### Problem statement
Take every line that has the string "chart" and copy it out.
____
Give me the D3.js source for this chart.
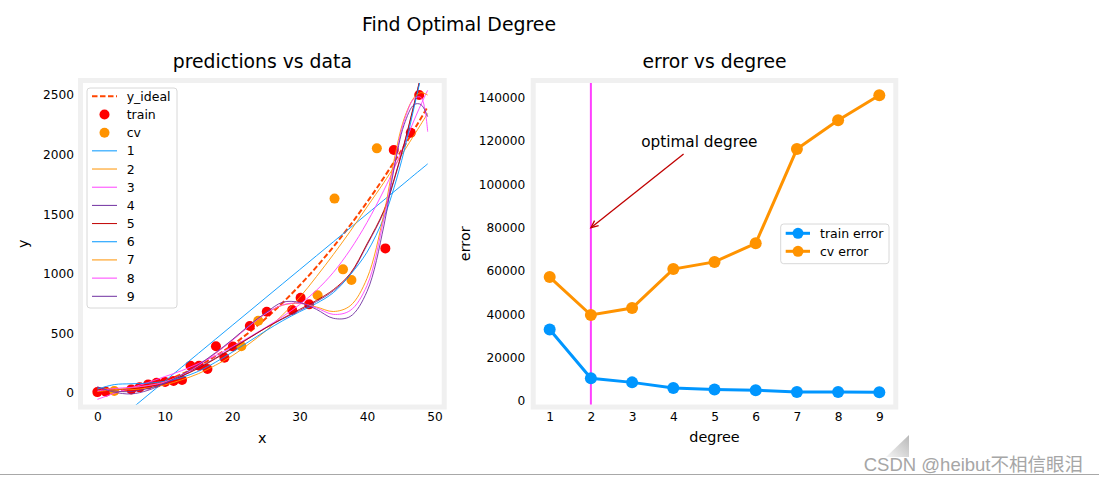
<!DOCTYPE html>
<html><head><meta charset="utf-8">
<script src="https://cdn.jsdelivr.net/npm/d3@7"></script>
<style>
html,body{margin:0;padding:0;background:#fff;}
svg{display:block;font-family:"DejaVu Sans",sans-serif;}
</style></head>
<body><svg id="chart" width="1099" height="484"></svg>
<script>
// ---------- data ----------
const xTrain = [0, 1.26, 5.03, 6.28, 7.54, 8.79, 10.05, 11.31, 12.56, 13.82, 15.08, 16.33, 17.59, 18.85, 20.1, 22.62, 25.13, 28.9, 30.15, 31.41, 42.72, 43.97, 46.49, 47.74];
const yTrain = [5, 8, 28, 45, 70, 84, 90, 98, 107, 227, 227, 199, 390, 294, 388, 560, 680, 694, 798, 742, 1212, 2038, 2183, 2500];
const xCv = [2.51, 21.36, 23.87, 32.67, 35.18, 36.44, 37.69, 41.46];
const yCv = [15, 390, 605, 818, 1630, 1036, 946, 2052];
const xIdeal = [0, 5, 10, 15, 20, 25, 30, 35, 40, 45, 49];
const yIdeal = [0, 25, 100, 225, 400, 625, 900, 1225, 1600, 2025, 2401];
const gridX = [0, 2.5, 5, 7.5, 10, 12.5, 15, 17.5, 20, 22.5, 25, 27.5, 30, 32.5, 35, 37.5, 40, 42.5, 44, 45.5, 47, 48, 49];
const pred1 = [-371, -254, -137, -20, 97, 214, 331, 448, 565, 682, 799, 916, 1033, 1150, 1267, 1384, 1501, 1618, 1688, 1758, 1829, 1875, 1922];
const pred2 = [40, 30, 25, 40, 65, 108, 160, 230, 310, 410, 520, 655, 800, 975, 1160, 1355, 1560, 1765, 1895, 2030, 2165, 2255, 2346];
const pred3 = [-56, -5, 40, 85, 135, 185, 245, 310, 385, 465, 550, 640, 740, 860, 1010, 1200, 1430, 1700, 1880, 2080, 2290, 2420, 2540];
const pred4 = [45, 15, 10, 35, 80, 140, 210, 290, 375, 460, 545, 620, 690, 765, 855, 990, 1240, 1520, 1780, 2080, 2420, 2660, 2900];
const pred5 = [20, 25, 35, 55, 90, 140, 205, 285, 370, 458, 545, 625, 700, 775, 865, 1000, 1250, 1530, 1790, 2090, 2430, 2670, 2920];
const pred6 = [30, 68, 75, 80, 95, 128, 180, 255, 340, 430, 520, 605, 680, 750, 840, 990, 1180, 1470, 1720, 2030, 2400, 2650, 2920];
const pred7 = [10, 25, 40, 60, 90, 150, 230, 330, 440, 560, 665, 735, 750, 720, 682, 730, 960, 1500, 1950, 2300, 2480, 2520, 2500];
const pred8 = [15, 35, 45, 60, 90, 148, 228, 328, 438, 558, 665, 738, 752, 712, 658, 690, 900, 1460, 1900, 2280, 2470, 2480, 2192];
const pred9 = [50, 5, -10, 20, 80, 150, 235, 335, 445, 565, 672, 760, 758, 700, 625, 640, 850, 1400, 1880, 2250, 2420, 2420, 2318];
const predLabels = ["1","2","3","4","5","6","7","8","9"];
const xTicksL = [0, 10, 20, 30, 40, 50];
const yTicksL = [0, 500, 1000, 1500, 2000, 2500];

const degrees = [1, 2, 3, 4, 5, 6, 7, 8, 9];
const trainErr = [33000, 10500, 8600, 6000, 5300, 5000, 4200, 4100, 4000];
const cvErr = [57200, 39700, 42900, 60900, 64200, 72800, 116300, 129600, 141100];
const yTicksR = [0, 20000, 40000, 60000, 80000, 100000, 120000, 140000];
const optimalDegree = 2;
const annotTip = [2, 80000];
const annotTail = [4.25, 114000];
const annotTextPos = [3.22, 120000];

// ---------- style ----------
const C = {blue:"#0096ff", orange:"#FF9300", magenta:"#FF40FF", purple:"#7030A0", darkred:"#C00000"};
const cycle = [C.blue, C.orange, C.magenta, C.purple, C.darkred];
const svg = d3.select("#chart");
const FONT = "DejaVu Sans";

// ---------- left axes ----------
const L = {x0:80.5, x1:444.2, y0:80.5, y1:407};
const xL = d3.scaleLinear().domain([-2.5, 51.45]).range([L.x0, L.x1]);
const yL = d3.scaleLinear().domain([-120, 2622]).range([L.y1, L.y0]);

svg.append("defs").append("clipPath").attr("id","clipL")
  .append("rect").attr("x",L.x0).attr("y",L.y0).attr("width",L.x1-L.x0).attr("height",L.y1-L.y0);

const gL = svg.append("g");
gL.append("rect").attr("x",L.x0).attr("y",L.y0).attr("width",L.x1-L.x0).attr("height",L.y1-L.y0).attr("fill","#fff");
const plotL = gL.append("g").attr("clip-path","url(#clipL)");

const lineIdeal = d3.line().x((d,i)=>xL(xIdeal[i])).y(d=>yL(d)).curve(d3.curveCatmullRom);
plotL.append("path").attr("d", lineIdeal(yIdeal)).attr("fill","none")
  .attr("stroke","orangered").attr("stroke-width",2).attr("stroke-dasharray","5.5,2.5");

plotL.selectAll(".tr").data(yTrain).join("circle")
  .attr("cx",(d,i)=>xL(xTrain[i])).attr("cy",d=>yL(d)).attr("r",5).attr("fill","red");
plotL.selectAll(".cv").data(yCv).join("circle")
  .attr("cx",(d,i)=>xL(xCv[i])).attr("cy",d=>yL(d)).attr("r",5).attr("fill",C.orange);

const preds = [pred1,pred2,pred3,pred4,pred5,pred6,pred7,pred8,pred9];
const linePred = d3.line().x((d,i)=>xL(gridX[i])).y(d=>yL(d)).curve(d3.curveCatmullRom.alpha(0.5));
preds.forEach((p,k)=>{
  plotL.append("path").attr("d", linePred(p)).attr("fill","none")
    .attr("stroke", cycle[k%5]).attr("stroke-width",0.9);
});

// frame
gL.append("rect").attr("x",L.x0).attr("y",L.y0).attr("width",L.x1-L.x0).attr("height",L.y1-L.y0)
  .attr("fill","none").attr("stroke","#f0f0f0").attr("stroke-width",5);

// axes
const axL = gL.append("g").attr("transform",`translate(${L.x0},0)`)
  .call(d3.axisLeft(yL).tickValues(yTicksL).tickSize(0).tickPadding(6.5).tickFormat(d3.format("d")));
const axB = gL.append("g").attr("transform",`translate(0,${L.y1})`)
  .call(d3.axisBottom(xL).tickValues(xTicksL).tickSize(0).tickPadding(5.3).tickFormat(d3.format("d")));
[axL, axB].forEach(a=>{a.select(".domain").remove(); a.selectAll("text").attr("font-size",12.2).attr("font-family",FONT).attr("fill","#000");});

// legend left
const legL = gL.append("g");
legL.append("rect").attr("x",87).attr("y",88).attr("width",90).attr("height",220).attr("rx",3)
  .attr("fill","#fff").attr("fill-opacity",0.8).attr("stroke","#d8d8d8").attr("stroke-width",1);
const legRowY = d3.scaleLinear().domain([0, 11]).range([96.3, 296.3]);
const legItems = [{t:"y_ideal", kind:"dash", c:"orangered"},{t:"train", kind:"dot", c:"red"},{t:"cv", kind:"dot", c:C.orange}]
  .concat(predLabels.map((t,k)=>({t, kind:"line", c:cycle[k%5]})));
legItems.forEach((it,i)=>{
  const y = legRowY(i);
  if(it.kind==="dash") legL.append("line").attr("x1",92).attr("x2",117).attr("y1",y).attr("y2",y)
    .attr("stroke",it.c).attr("stroke-width",2).attr("stroke-dasharray","5.5,2.5");
  else if(it.kind==="dot") legL.append("circle").attr("cx",104.5).attr("cy",y).attr("r",5).attr("fill",it.c);
  else legL.append("line").attr("x1",92).attr("x2",117).attr("y1",y).attr("y2",y).attr("stroke",it.c).attr("stroke-width",1);
  legL.append("text").attr("x",126.7).attr("y",y+4.5).attr("font-size",12.5).attr("font-family",FONT).text(it.t);
});

// titles left
svg.append("text").attr("x",(L.x0+L.x1)/2).attr("y",67.5).attr("text-anchor","middle")
  .attr("font-size",18.8).attr("font-family",FONT).text("predictions vs data");
svg.append("text").attr("x",(L.x0+L.x1)/2).attr("y",442.5).attr("text-anchor","middle")
  .attr("font-size",14.4).attr("font-family",FONT).text("x");
svg.append("text").attr("transform",`translate(28.3,${(L.y0+L.y1)/2}) rotate(-90)`).attr("text-anchor","middle")
  .attr("font-size",14.4).attr("font-family",FONT).text("y");

// ---------- right axes ----------
const R = {x0:533.2, x1:895.8, y0:80.5, y1:407};
const xR = d3.scaleLinear().domain([0.6, 9.4]).range([R.x0, R.x1]);
const yR = d3.scaleLinear().domain([-2770, 147940]).range([R.y1, R.y0]);
const gR = svg.append("g");
gR.append("rect").attr("x",R.x0).attr("y",R.y0).attr("width",R.x1-R.x0).attr("height",R.y1-R.y0).attr("fill","#fff");

gR.append("line").attr("x1",xR(optimalDegree)).attr("x2",xR(optimalDegree)).attr("y1",R.y0).attr("y2",R.y1)
  .attr("stroke",C.magenta).attr("stroke-width",2);

const lineR = d3.line().x((d,i)=>xR(degrees[i])).y(d=>yR(d));
[[trainErr, C.blue],[cvErr, C.orange]].forEach(([arr,col])=>{
  gR.append("path").attr("d",lineR(arr)).attr("fill","none").attr("stroke",col).attr("stroke-width",3);
  gR.append("g").selectAll("circle").data(arr).join("circle")
    .attr("cx",(d,i)=>xR(degrees[i])).attr("cy",d=>yR(d)).attr("r",6).attr("fill",col);
});

// annotation
const tip = [xR(annotTip[0]), yR(annotTip[1])];
const tail = [xR(annotTail[0]), yR(annotTail[1])];
gR.append("line").attr("x1",tail[0]).attr("y1",tail[1]).attr("x2",tip[0]).attr("y2",tip[1])
  .attr("stroke",C.darkred).attr("stroke-width",1.3);
const ang = Math.atan2(tail[1]-tip[1], tail[0]-tip[0]);
const hl = 8, ha = 0.42;
gR.append("path").attr("d",`M${tip[0]+hl*Math.cos(ang+ha)},${tip[1]+hl*Math.sin(ang+ha)}L${tip[0]},${tip[1]}L${tip[0]+hl*Math.cos(ang-ha)},${tip[1]+hl*Math.sin(ang-ha)}`)
  .attr("fill","none").attr("stroke",C.darkred).attr("stroke-width",1.3);
gR.append("text").attr("x",xR(annotTextPos[0])).attr("y",yR(annotTextPos[1])+5.5)
  .attr("font-size",15.3).attr("font-family",FONT).text("optimal degree");

gR.append("rect").attr("x",R.x0).attr("y",R.y0).attr("width",R.x1-R.x0).attr("height",R.y1-R.y0)
  .attr("fill","none").attr("stroke","#f0f0f0").attr("stroke-width",5);

const axRL = gR.append("g").attr("transform",`translate(${R.x0},0)`)
  .call(d3.axisLeft(yR).tickValues(yTicksR).tickSize(0).tickPadding(8).tickFormat(d3.format("d")));
const axRB = gR.append("g").attr("transform",`translate(0,${R.y1})`)
  .call(d3.axisBottom(xR).tickValues(degrees).tickSize(0).tickPadding(5.3).tickFormat(d3.format("d")));
[axRL, axRB].forEach(a=>{a.select(".domain").remove(); a.selectAll("text").attr("font-size",12.2).attr("font-family",FONT).attr("fill","#000");});

// legend right
const legR = gR.append("g");
legR.append("rect").attr("x",780.7).attr("y",224).attr("width",108.3).attr("height",39.7).attr("rx",3)
  .attr("fill","#fff").attr("fill-opacity",0.8).attr("stroke","#d8d8d8").attr("stroke-width",1);
[["train error", C.blue, 233.3],["cv error", C.orange, 251.3]].forEach(([t,c,y])=>{
  legR.append("line").attr("x1",785.7).attr("x2",810).attr("y1",y).attr("y2",y).attr("stroke",c).attr("stroke-width",3);
  legR.append("circle").attr("cx",798).attr("cy",y).attr("r",5.5).attr("fill",c);
  legR.append("text").attr("x",820).attr("y",y+4.5).attr("font-size",12.5).attr("font-family",FONT).text(t);
});

svg.append("text").attr("x",(R.x0+R.x1)/2).attr("y",67.5).attr("text-anchor","middle")
  .attr("font-size",18.8).attr("font-family",FONT).text("error vs degree");
svg.append("text").attr("x",(R.x0+R.x1)/2).attr("y",442).attr("text-anchor","middle")
  .attr("font-size",14.4).attr("font-family",FONT).text("degree");
svg.append("text").attr("transform",`translate(470,${(R.y0+R.y1)/2}) rotate(-90)`).attr("text-anchor","middle")
  .attr("font-size",14.4).attr("font-family",FONT).text("error");

// suptitle
svg.append("text").attr("x",459).attr("y",31).attr("text-anchor","middle")
  .attr("font-size",18.9).attr("font-family",FONT).text("Find Optimal Degree");

// page decorations (resize corner, bottom rule, watermark)
const grad = svg.select("defs").append("linearGradient").attr("id","cornerGrad")
  .attr("x1","0").attr("y1","1").attr("x2","1").attr("y2","0");
grad.append("stop").attr("offset","0").attr("stop-color","#f4f4f4");
grad.append("stop").attr("offset","1").attr("stop-color","#b8b8b8");
svg.append("path").attr("d","M886,457L909,435L909,457Z").attr("fill","url(#cornerGrad)");
svg.append("line").attr("x1",0).attr("x2",1099).attr("y1",474.5).attr("y2",474.5).attr("stroke","#a8a8a8").attr("stroke-width",1);
svg.append("text").attr("x",1083).attr("y",471).attr("text-anchor","end")
  .attr("font-size",18.5).attr("font-family","'Liberation Sans','Noto Sans CJK SC',sans-serif")
  .attr("fill","#a6a6a6").attr("stroke","#fff").attr("stroke-width",0.4).attr("paint-order","stroke")
  .text("CSDN @heibut不相信眼泪");
</script></body></html>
____
### Exercise answer
Give me the D3.js source for this chart.
<body><svg id="chart" width="1099" height="484"></svg>
const svg = d3.select("#chart");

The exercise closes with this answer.